Tout se recoupe donc, on s’y retrouve. Mais, à deuxième vue, John Ryder, le serial killer surgit de nulle part d’Hitcher, paraît plus complexe et plus symbolique que ces seules exégèses. Et se pourrait-il qu’il soit la matérialisation des démons intérieurs de Jim ? Une extension de sa part sombre ? Se pourrait-il que Jim s’en débarrasse comme s’il se débarrassait d’une partie de lui-même, comme un violent passage à l’âge adulte ? Une catharsis en somme ? Un rite initiatique ? N’y aurait-il pas aussi, peut-être, un peu d’homoérotisme là-dedans ("Y’a quelque chose de bizarre entre vous", admettra le shérif à propos de Jim et de Ryder), une connexion qui s’opère en un jeu sadique/masochiste, passif/agressif, Ryder malmenant Jim avec une sorte de jouissance gourmande, parfois extatique (il faut le voir le couver du regard ou lécher le crachat que lui a envoyé Jim à la figure) ?

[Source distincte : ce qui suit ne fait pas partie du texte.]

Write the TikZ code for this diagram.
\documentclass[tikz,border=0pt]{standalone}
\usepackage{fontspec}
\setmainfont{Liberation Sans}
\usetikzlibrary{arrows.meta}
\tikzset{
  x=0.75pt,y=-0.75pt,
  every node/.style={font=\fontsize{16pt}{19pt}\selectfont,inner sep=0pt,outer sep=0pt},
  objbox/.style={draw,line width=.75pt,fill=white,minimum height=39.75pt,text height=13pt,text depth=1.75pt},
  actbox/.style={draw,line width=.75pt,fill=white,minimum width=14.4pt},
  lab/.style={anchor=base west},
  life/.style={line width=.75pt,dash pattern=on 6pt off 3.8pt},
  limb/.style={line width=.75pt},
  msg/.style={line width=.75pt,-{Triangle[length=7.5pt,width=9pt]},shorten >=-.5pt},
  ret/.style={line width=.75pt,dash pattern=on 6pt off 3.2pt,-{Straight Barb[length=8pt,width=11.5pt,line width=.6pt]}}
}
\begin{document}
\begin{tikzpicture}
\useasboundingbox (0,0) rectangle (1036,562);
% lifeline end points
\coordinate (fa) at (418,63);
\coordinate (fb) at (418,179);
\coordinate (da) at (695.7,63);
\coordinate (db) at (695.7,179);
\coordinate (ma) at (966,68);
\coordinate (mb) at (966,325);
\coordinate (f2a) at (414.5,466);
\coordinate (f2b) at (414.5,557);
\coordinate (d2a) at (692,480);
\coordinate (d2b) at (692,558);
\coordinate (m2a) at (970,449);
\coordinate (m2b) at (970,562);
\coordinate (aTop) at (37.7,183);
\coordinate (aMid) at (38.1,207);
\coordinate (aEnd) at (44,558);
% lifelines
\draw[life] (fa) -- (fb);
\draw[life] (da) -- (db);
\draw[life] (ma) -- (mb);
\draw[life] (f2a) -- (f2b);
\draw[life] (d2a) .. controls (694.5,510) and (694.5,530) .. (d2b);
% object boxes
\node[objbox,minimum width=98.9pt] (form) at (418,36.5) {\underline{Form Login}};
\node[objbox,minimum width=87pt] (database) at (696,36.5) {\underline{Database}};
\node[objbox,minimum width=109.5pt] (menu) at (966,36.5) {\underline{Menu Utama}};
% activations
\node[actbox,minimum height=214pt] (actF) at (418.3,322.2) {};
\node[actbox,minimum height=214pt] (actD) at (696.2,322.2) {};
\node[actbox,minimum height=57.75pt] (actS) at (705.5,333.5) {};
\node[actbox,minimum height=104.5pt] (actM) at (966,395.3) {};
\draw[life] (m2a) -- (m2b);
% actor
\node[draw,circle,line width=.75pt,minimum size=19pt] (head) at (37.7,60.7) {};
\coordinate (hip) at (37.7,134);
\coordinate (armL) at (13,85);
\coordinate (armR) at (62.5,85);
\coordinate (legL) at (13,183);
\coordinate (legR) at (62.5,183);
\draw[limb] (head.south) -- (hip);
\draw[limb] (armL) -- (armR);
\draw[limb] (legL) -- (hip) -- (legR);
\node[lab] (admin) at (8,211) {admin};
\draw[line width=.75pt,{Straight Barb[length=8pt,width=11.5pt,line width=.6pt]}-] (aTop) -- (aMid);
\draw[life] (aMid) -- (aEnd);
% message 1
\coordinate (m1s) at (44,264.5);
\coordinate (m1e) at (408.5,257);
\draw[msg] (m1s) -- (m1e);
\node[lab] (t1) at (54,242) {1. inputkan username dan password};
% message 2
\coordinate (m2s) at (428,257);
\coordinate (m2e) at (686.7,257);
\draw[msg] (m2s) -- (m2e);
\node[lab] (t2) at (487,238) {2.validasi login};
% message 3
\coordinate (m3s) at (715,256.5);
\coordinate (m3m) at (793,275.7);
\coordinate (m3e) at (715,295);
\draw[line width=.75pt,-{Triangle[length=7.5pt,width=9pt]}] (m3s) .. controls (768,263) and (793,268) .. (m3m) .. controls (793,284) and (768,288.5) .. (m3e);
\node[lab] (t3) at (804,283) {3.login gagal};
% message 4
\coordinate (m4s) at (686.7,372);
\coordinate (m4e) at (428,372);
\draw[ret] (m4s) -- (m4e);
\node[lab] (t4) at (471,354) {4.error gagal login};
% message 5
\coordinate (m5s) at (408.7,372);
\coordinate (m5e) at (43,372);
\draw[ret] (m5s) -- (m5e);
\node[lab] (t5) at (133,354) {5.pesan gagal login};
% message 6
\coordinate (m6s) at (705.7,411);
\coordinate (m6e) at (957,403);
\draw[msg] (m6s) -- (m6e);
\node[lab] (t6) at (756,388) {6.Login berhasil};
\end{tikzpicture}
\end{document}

Ou se pourrait-il que, tout simplement, Ryder soit le Diable en personne venu ici-bas corrompre, tenter un pauvre mortel à s’abandonner à sa vraie nature, à ses pulsions meurtrières ? Tout est possible, et tout est envisageable, et Robert Harmon sait intelligemment jouer de ces multiples interprétations… en en privilégiant aucune. D’autant que Rutger Hauer, alors en état de grâce après avoir enchaîné Blade runner, Ladyhawke et La chair et le sang (Ryder, avouons-le, sera son dernier grand rôle, et Hitcher son dernier grand film), incarne à merveille toute l’ambiguïté morale et tout le charisme trouble de son personnage face auquel C. Thomas Howell ne démérite pas dans un rôle évidemment moins (beaucoup moins) fascinant.

Mais auquel il apporte une belle innocence juvénile mise à mal (perdue ?) par les épreuves sanglantes imposées par Ryder (avec, en point d’orgue, la célèbre scène du camion qui verra la pauvre Jennifer Jason Leigh finir en pièces détachées). Magnifié par la photographie de John Seale et les synthés planants de Mark Isham, habité par une peur et un malaise poisseux, une sorte d’angoisse métaphysique (qui est vraiment Ryder, ou plutôt qu’est-il ?), Hitcher gagnera, sur le tard, ses galons de film culte (il aura même droit à son remake, catastrophique, vingt ans plus tard) en s’affranchissant définitivement de l’héritage du Duel de Spielberg auquel on le compara (et le limita) trop facilement. Et servira à son tour, enfin, de référence assumée dans le cinéma de genre d’aujourd’hui (Breakdown, Une virée en enfer, Wolf creek…).